1.º – Louçã confessou implicitamente a derrota da sua estratégia, ao aproveitar o discurso de ontem para criticar o governo. Revela que percebe que foi um erro colar-se ao candidato apoiado por Sócrates, abrindo um parênteses na oposição ao executivo – e agora, o BE tem de correr atrás do prejuízo. O PCP agradeceu e Jerónimo de Sousa limitou-se a afirmá-lo na noite passada.

2. º – Sócrates – nada incomodado com a derrota de Alegre, apesar das lágrimas de crocodilo que chorou – fez o discurso que se impunha a alguém que sabe estar nas mãos de Cavaco. Assegurou que contribuirá para a estabilidade e o diálogo institucional, tentando limpar as declarações excitadas de membros do seu governo sobre Cavaco. Não foi brilhante, nem sensacional, nem hábil: foi apenas prudente, dizendo aquilo que qualquer um na sua posição diria.

3.º – Passos Coelho revelou muito da sua personalidade no discurso de ontem. Analítico, sem ser eufórico. Cerebral, sem ser cativante. Frio, com prejuízo da sua capacidade de mobilização. Parecia, inclusive, que quem estava a reagir às eleições não era o líder da oposição, mas sim um analista político. No geral, foi um bom discurso, com dois objetivos: acalmar os laranjinhas sedentos de poder e demarcar-se de Cavaco Silva. Sinalizando que percorrerá um caminho próprio e autónomo. Passos continua a reforçar a sua liderança com gestos e palavras como as de ontem. É para manter? Ou voltarão as contradições? Aqui estaremos para analisar.
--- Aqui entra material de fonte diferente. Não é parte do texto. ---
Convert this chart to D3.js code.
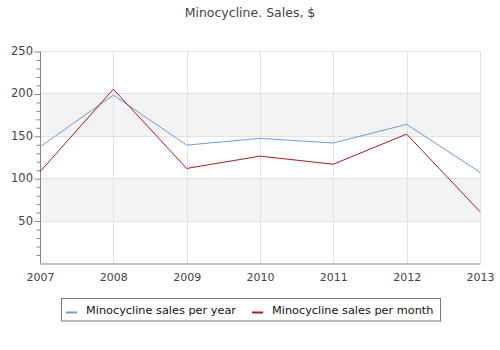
<!DOCTYPE html>
<html><head><meta charset="utf-8">
<script src="https://cdn.jsdelivr.net/npm/d3@7"></script>
<style>body{margin:0;background:#fff}svg{display:block;font-family:"DejaVu Sans",sans-serif}</style>
</head><body><svg id="c" width="500" height="350"></svg>
<script>
const years = [2007, 2008, 2009, 2010, 2011, 2012, 2013];
const perYear = [137, 198, 139, 147, 141.5, 163.5, 107];
const perMonth = [107.5, 205, 111.5, 126, 116.5, 152, 60.5];
const yTicks = [50, 100, 150, 200, 250];
const seriesNames = ["Minocycline sales per year", "Minocycline sales per month"];
const colors = ["#6a9ae8", "#b8141b"];

const svg = d3.select("#c");
const L = 40, R = 480, T = 51, B = 263;
const x = d3.scaleLinear().domain([2007, 2013]).range([L, R]);
const y = d3.scaleLinear().domain([0, 250]).range([B, T]);

// bands
const bands = [[50, 100], [150, 200]];
svg.selectAll("rect.band").data(bands).enter().append("rect")
  .attr("x", L).attr("width", R - L)
  .attr("y", d => y(d[1])).attr("height", d => y(d[0]) - y(d[1]))
  .attr("fill", "#f3f3f3");

// grid
svg.selectAll("line.hg").data(yTicks).enter().append("line")
  .attr("x1", L).attr("x2", R).attr("y1", d => Math.round(y(d)) + 0.5).attr("y2", d => Math.round(y(d)) + 0.5)
  .attr("stroke", "#e2e2e2");
svg.selectAll("line.vg").data(years.slice(1)).enter().append("line")
  .attr("x1", d => Math.round(x(d)) + 0.5).attr("x2", d => Math.round(x(d)) + 0.5).attr("y1", T).attr("y2", B)
  .attr("stroke", "#e2e2e2");

// y axis
const yAxis = d3.axisLeft(y).tickValues(d3.range(0, 251, 10)).tickSize(4).tickFormat("");
const gy = svg.append("g").attr("transform", `translate(${L + 0.5},0.5)`).call(yAxis);
gy.select(".domain").attr("stroke", "#888").attr("d", `M0,${T}V${B}`);
gy.selectAll(".tick line").attr("stroke", "#888").attr("x2", d => d % 50 === 0 && d > 0 ? -6 : -4);
gy.selectAll(".tick").filter(d => d === 0).remove();
svg.append("g").selectAll("text").data(yTicks).enter().append("text")
  .attr("x", 33).attr("y", d => y(d)).attr("dy", "0.35em").attr("text-anchor", "end")
  .attr("font-size", 11.5).attr("fill", "#444").text(d => d);

// x axis
const xAxis = d3.axisBottom(x).tickValues(years).tickFormat(d3.format("d")).tickSize(0).tickPadding(10);
const gx = svg.append("g").attr("transform", `translate(0,${B + 0.5})`).call(xAxis);
gx.select(".domain").attr("stroke", "#888");
gx.selectAll("text").attr("font-size", 11).attr("fill", "#444").attr("font-family", "DejaVu Sans");

// lines
const line = d3.line().x((d, i) => x(years[i])).y(d => y(d));
[perYear, perMonth].forEach((s, k) => {
  svg.append("path").datum(s).attr("d", line).attr("fill", "none")
    .attr("stroke", colors[k]).attr("stroke-width", 1);
});

// title
svg.append("text").attr("x", 250).attr("y", 17).attr("text-anchor", "middle")
  .attr("font-size", 12.5).attr("fill", "#444").text("Minocycline. Sales, $");

// legend
svg.append("rect").attr("x", 61.5).attr("y", 298.5).attr("width", 379).attr("height", 22.5)
  .attr("fill", "#fff").attr("stroke", "#777");
const lx = [66, 252];
seriesNames.forEach((n, k) => {
  svg.append("line").attr("x1", lx[k]).attr("x2", lx[k] + 11).attr("y1", 312.5).attr("y2", 312.5)
    .attr("stroke", colors[k]).attr("stroke-width", 2);
  svg.append("text").attr("x", lx[k] + 20).attr("y", 310.5).attr("dy", "0.35em")
    .attr("font-size", 11.3).attr("fill", "#111").text(n);
});
</script></body></html>
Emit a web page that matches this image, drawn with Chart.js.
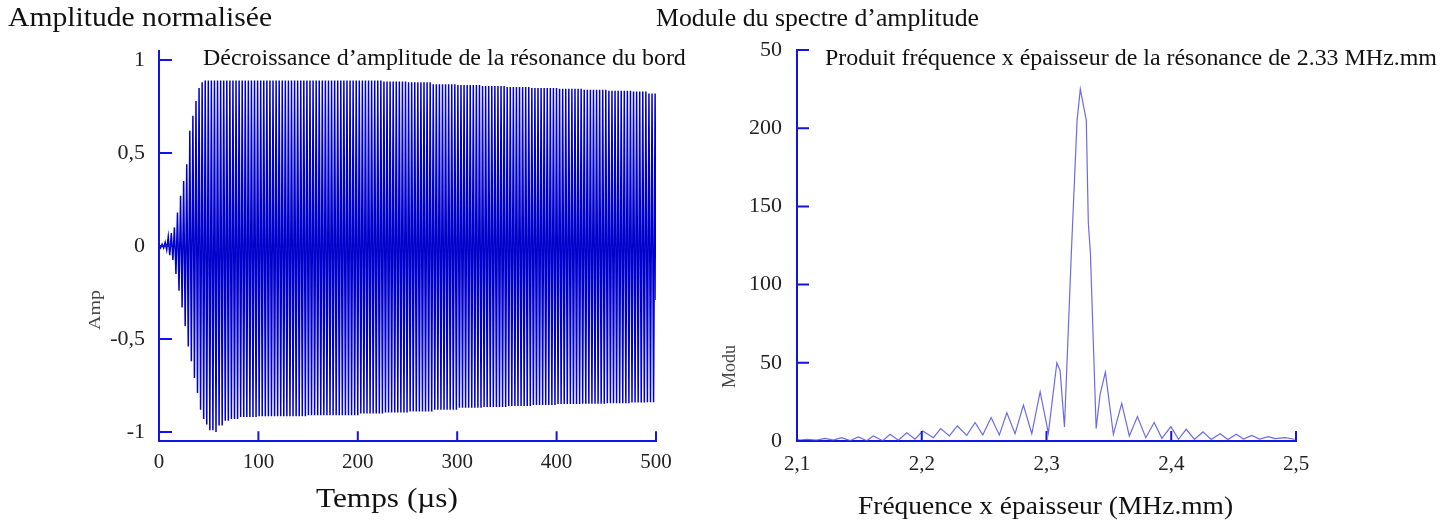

4.º – Por último, o discurso que cativou menos atenção, mas foi o que mais espelhou a lógica partidária (juntamente com o do BE): o de Paulo Portas. O CDS vai realizar as aus diretas brevemente, com Portas a assumir-se como candidato único. Será um momento de clarificação da estratégia do partido: sabe-se que entre os portistas há divergências quanto aos termos do relacionamento com o PSD. Pires de Lima, por exemplo, defende uma coligação pré-eleitoral. Parece que António Lobo Xavier alinha no mesmo sentido. Nesse sentido, Portas aproveitou a vitória de ontem – do candidato apoiado por PSD e CDS – para forçar o PSD a uma clarificação, ao mesmo tempo que valorizou (a meu ver, excessivamente) o papel do CDS na vitória. Percebe-se: o CDS tem hoje uma força política como há muito não tinha (16 deputados), porta-se bem nas sondagens, o que aumentaria o seu peso negocial (quer em lugares, quer em definição do programa político) face aos sociais-democratas. Do ponto de vista da análise política, o discurso de Portas – que antecipou-se a Passos Coelho – como o de Pedro Mota Soares, levantam questões muito pertinentes de análise política. Voltaremos ao tema.